**Task to carry out**
Quote the records exactly, starting at the first line and stopping after the line with "colores = ['#4a4a4a'"; skip the pictures.

**Supplied records**
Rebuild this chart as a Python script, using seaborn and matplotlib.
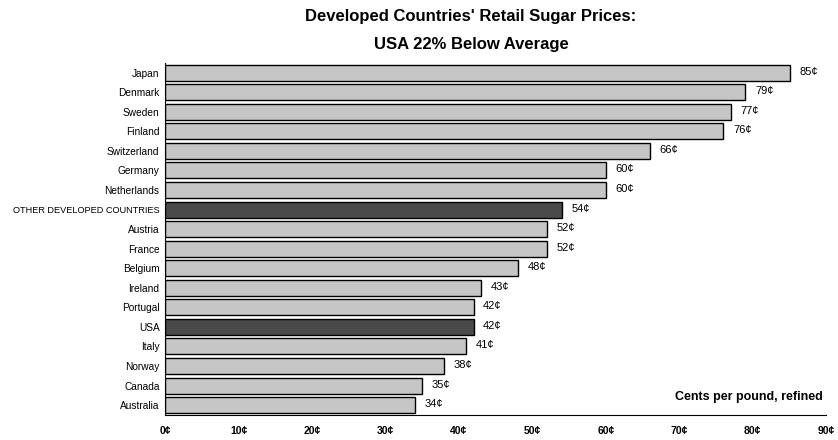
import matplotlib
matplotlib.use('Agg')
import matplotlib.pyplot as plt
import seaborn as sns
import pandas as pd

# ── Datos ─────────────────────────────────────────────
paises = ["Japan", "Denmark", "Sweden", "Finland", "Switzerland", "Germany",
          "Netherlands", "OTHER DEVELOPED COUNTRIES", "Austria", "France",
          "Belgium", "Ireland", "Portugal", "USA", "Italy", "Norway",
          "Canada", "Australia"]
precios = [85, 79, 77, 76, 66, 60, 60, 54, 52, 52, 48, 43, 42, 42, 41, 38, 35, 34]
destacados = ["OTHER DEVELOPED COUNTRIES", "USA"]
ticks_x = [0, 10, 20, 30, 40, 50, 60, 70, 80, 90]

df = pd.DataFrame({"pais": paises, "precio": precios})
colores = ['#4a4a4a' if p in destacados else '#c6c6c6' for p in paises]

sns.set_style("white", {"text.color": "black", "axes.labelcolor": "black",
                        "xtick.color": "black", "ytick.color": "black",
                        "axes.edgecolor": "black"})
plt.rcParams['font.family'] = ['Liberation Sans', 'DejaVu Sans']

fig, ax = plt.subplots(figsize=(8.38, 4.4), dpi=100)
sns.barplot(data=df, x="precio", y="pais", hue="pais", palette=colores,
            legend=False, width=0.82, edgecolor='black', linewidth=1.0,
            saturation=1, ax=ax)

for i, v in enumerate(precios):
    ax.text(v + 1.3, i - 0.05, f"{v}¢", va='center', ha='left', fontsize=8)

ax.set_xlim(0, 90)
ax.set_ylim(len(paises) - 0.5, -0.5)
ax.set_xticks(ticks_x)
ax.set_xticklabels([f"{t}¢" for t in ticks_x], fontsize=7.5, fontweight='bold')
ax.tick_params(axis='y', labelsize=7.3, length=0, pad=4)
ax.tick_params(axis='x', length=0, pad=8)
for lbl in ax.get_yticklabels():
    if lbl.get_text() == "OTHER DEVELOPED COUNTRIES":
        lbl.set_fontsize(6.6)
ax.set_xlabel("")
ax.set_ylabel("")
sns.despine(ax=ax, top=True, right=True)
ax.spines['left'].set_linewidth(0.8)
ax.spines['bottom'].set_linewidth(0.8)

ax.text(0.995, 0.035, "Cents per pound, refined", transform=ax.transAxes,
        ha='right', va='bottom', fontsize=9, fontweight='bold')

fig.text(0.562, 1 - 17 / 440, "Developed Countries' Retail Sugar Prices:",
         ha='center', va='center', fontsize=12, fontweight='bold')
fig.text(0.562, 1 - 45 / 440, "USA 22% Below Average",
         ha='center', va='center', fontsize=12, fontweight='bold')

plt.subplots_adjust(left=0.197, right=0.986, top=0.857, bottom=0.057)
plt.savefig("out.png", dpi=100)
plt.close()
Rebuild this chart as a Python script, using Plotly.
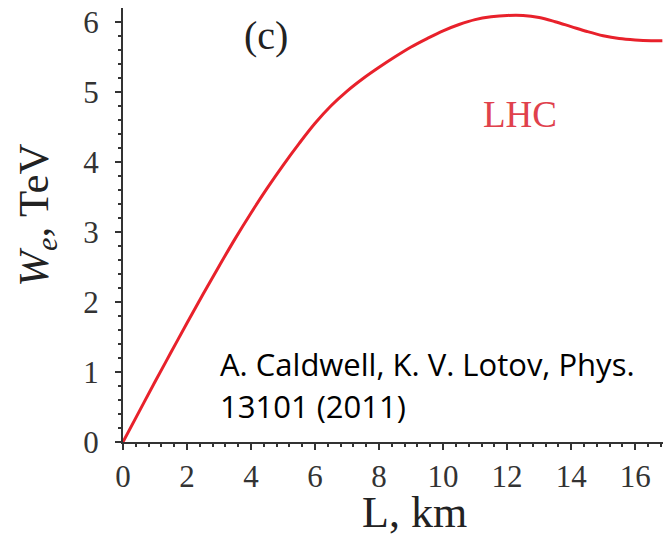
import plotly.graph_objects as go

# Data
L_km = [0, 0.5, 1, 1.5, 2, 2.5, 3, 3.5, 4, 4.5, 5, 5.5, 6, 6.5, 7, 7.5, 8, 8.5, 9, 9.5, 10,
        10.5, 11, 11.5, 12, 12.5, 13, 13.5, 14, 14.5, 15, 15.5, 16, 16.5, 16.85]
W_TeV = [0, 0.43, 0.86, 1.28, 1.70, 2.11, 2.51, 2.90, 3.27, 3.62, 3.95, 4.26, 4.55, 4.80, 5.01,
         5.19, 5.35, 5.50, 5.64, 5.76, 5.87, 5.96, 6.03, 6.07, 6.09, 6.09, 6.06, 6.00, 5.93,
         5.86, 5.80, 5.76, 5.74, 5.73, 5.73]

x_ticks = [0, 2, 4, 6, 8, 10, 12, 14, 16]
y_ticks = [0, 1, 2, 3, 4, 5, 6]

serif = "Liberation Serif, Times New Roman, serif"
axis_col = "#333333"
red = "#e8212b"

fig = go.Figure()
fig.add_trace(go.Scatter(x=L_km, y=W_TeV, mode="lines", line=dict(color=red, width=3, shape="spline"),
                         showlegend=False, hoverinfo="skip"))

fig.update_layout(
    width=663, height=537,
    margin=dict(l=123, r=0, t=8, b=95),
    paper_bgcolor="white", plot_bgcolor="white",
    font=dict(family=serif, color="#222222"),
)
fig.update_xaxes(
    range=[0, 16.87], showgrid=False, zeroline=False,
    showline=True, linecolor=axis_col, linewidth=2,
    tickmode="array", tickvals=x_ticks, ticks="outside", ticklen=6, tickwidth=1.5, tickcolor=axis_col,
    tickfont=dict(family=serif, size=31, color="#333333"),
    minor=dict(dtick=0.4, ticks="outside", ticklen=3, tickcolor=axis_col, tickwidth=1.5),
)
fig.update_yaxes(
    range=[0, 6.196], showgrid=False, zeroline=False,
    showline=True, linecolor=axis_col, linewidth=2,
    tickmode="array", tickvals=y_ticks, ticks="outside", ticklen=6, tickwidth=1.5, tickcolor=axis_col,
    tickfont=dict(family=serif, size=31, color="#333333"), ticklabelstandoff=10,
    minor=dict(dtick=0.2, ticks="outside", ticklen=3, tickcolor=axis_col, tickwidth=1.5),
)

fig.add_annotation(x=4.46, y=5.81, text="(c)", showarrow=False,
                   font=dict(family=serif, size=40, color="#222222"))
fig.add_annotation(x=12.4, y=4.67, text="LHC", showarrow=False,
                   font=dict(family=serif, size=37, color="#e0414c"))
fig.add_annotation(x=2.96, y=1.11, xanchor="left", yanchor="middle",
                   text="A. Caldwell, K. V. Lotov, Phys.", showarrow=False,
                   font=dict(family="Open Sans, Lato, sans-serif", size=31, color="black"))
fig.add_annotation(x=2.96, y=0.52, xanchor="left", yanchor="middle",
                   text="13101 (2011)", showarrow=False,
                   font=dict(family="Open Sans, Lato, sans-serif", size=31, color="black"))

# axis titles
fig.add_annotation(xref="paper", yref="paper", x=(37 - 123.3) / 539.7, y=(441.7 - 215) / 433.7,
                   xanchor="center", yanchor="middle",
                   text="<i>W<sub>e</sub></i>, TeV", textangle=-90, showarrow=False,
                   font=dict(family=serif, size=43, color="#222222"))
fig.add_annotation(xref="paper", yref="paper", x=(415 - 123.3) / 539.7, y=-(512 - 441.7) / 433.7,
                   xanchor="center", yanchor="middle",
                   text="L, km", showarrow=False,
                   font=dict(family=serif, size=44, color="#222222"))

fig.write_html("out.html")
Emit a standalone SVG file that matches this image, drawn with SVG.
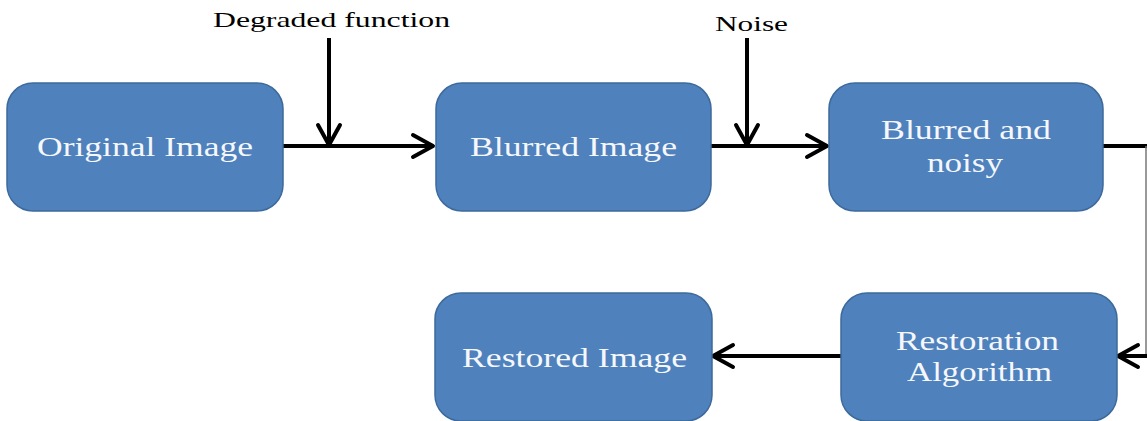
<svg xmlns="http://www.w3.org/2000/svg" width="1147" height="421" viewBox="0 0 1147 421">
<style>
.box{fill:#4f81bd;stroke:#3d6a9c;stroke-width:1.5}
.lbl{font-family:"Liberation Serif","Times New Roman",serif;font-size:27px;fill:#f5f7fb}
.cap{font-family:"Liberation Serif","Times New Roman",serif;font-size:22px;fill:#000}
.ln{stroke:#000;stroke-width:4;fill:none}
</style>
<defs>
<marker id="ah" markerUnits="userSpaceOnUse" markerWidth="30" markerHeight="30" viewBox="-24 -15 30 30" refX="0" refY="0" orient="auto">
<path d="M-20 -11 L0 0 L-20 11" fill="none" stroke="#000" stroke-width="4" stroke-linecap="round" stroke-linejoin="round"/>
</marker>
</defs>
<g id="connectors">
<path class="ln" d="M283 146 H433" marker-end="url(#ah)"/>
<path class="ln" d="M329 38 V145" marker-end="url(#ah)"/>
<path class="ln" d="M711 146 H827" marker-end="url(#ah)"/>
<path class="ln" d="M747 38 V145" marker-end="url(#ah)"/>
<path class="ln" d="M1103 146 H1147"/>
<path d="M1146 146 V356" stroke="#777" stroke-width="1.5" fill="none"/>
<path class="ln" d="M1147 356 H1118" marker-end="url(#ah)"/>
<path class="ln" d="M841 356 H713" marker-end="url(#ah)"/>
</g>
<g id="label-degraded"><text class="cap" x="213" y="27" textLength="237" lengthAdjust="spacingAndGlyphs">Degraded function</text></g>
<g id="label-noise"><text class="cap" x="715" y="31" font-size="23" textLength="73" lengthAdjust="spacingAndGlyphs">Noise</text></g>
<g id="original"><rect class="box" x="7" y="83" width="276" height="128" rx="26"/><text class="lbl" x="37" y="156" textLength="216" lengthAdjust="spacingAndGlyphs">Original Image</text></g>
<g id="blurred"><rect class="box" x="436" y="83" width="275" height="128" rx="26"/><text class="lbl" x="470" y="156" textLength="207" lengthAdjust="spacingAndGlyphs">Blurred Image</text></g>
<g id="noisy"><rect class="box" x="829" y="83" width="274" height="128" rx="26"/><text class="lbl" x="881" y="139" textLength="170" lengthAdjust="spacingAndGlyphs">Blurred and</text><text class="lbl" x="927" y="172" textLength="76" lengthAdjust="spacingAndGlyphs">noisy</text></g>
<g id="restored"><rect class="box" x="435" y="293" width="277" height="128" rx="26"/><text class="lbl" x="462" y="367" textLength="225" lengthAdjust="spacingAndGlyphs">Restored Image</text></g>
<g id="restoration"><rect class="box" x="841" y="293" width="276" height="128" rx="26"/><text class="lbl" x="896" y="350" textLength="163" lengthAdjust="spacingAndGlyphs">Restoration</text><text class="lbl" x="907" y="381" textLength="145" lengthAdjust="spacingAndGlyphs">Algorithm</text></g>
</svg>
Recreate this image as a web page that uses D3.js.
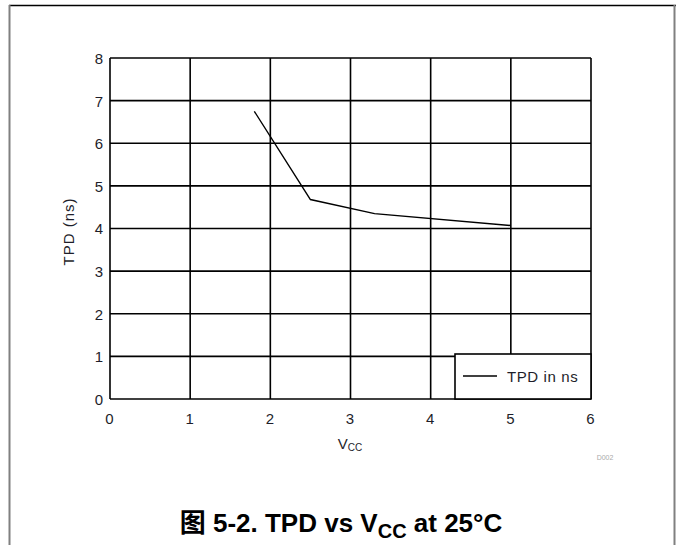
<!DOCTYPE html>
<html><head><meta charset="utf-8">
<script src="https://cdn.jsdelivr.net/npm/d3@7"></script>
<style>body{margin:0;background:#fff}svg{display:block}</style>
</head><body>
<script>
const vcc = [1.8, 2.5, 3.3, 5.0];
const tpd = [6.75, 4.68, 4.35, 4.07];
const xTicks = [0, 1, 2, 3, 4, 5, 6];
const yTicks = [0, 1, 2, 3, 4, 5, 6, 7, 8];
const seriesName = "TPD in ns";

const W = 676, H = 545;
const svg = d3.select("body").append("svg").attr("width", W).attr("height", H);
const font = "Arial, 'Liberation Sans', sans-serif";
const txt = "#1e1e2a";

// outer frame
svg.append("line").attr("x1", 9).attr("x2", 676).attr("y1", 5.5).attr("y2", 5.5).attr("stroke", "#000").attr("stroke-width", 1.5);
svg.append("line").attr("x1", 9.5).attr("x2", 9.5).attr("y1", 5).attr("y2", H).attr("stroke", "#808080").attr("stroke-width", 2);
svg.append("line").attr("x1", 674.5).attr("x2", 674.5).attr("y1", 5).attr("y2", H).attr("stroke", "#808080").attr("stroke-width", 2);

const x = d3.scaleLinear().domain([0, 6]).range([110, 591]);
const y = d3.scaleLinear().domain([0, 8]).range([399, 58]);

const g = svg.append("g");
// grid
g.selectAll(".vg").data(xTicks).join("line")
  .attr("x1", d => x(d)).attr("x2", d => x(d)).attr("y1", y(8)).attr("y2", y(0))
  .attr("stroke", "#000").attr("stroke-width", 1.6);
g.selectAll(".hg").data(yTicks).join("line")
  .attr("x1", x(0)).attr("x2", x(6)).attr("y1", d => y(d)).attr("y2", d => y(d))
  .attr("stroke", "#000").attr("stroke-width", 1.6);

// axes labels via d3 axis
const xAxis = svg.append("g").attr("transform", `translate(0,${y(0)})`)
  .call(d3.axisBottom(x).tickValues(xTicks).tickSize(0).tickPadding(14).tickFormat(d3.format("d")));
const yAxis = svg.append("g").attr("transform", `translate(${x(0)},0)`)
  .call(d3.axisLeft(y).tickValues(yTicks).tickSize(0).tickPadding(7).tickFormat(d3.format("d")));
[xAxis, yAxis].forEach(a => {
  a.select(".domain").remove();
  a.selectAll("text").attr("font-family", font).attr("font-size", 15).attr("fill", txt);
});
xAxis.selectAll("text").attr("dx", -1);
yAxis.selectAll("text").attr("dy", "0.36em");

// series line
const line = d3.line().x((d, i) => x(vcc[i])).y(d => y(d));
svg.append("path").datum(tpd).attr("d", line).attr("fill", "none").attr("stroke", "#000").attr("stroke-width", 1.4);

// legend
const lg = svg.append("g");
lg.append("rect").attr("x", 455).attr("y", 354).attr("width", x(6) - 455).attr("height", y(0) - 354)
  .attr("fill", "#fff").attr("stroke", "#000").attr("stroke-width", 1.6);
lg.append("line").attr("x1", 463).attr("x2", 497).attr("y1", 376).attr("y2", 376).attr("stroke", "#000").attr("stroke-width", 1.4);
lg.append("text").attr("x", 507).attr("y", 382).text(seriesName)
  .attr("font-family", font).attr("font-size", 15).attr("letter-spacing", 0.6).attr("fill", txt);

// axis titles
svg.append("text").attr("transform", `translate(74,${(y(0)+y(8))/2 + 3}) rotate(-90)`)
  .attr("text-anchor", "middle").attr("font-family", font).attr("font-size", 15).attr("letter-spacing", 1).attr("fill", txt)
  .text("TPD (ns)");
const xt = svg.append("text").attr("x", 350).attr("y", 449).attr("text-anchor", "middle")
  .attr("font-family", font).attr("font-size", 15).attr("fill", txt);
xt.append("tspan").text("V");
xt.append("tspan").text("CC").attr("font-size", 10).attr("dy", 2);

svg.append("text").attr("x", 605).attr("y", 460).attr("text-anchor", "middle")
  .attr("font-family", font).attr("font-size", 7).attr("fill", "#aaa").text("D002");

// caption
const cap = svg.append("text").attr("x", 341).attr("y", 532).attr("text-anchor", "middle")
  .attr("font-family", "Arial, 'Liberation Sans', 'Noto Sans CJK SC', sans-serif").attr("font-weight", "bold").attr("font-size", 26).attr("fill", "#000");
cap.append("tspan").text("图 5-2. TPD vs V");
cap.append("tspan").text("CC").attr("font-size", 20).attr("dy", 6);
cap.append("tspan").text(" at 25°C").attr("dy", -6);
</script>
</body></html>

**The response**
Rebuild this chart as a Python script, using seaborn and matplotlib.
import matplotlib
matplotlib.use('Agg')
import matplotlib.pyplot as plt
import seaborn as sns
import pandas as pd

# ── Datos ─────────────────────────────────────────────
paises = ["Japan", "Denmark", "Sweden", "Finland", "Switzerland", "Germany",
          "Netherlands", "OTHER DEVELOPED COUNTRIES", "Austria", "France",
          "Belgium", "Ireland", "Portugal", "USA", "Italy", "Norway",
          "Canada", "Australia"]
precios = [85, 79, 77, 76, 66, 60, 60, 54, 52, 52, 48, 43, 42, 42, 41, 38, 35, 34]
destacados = ["OTHER DEVELOPED COUNTRIES", "USA"]
ticks_x = [0, 10, 20, 30, 40, 50, 60, 70, 80, 90]

df = pd.DataFrame({"pais": paises, "precio": precios})
colores = ['#4a4a4a' if p in destacados else '#c6c6c6' for p in paises]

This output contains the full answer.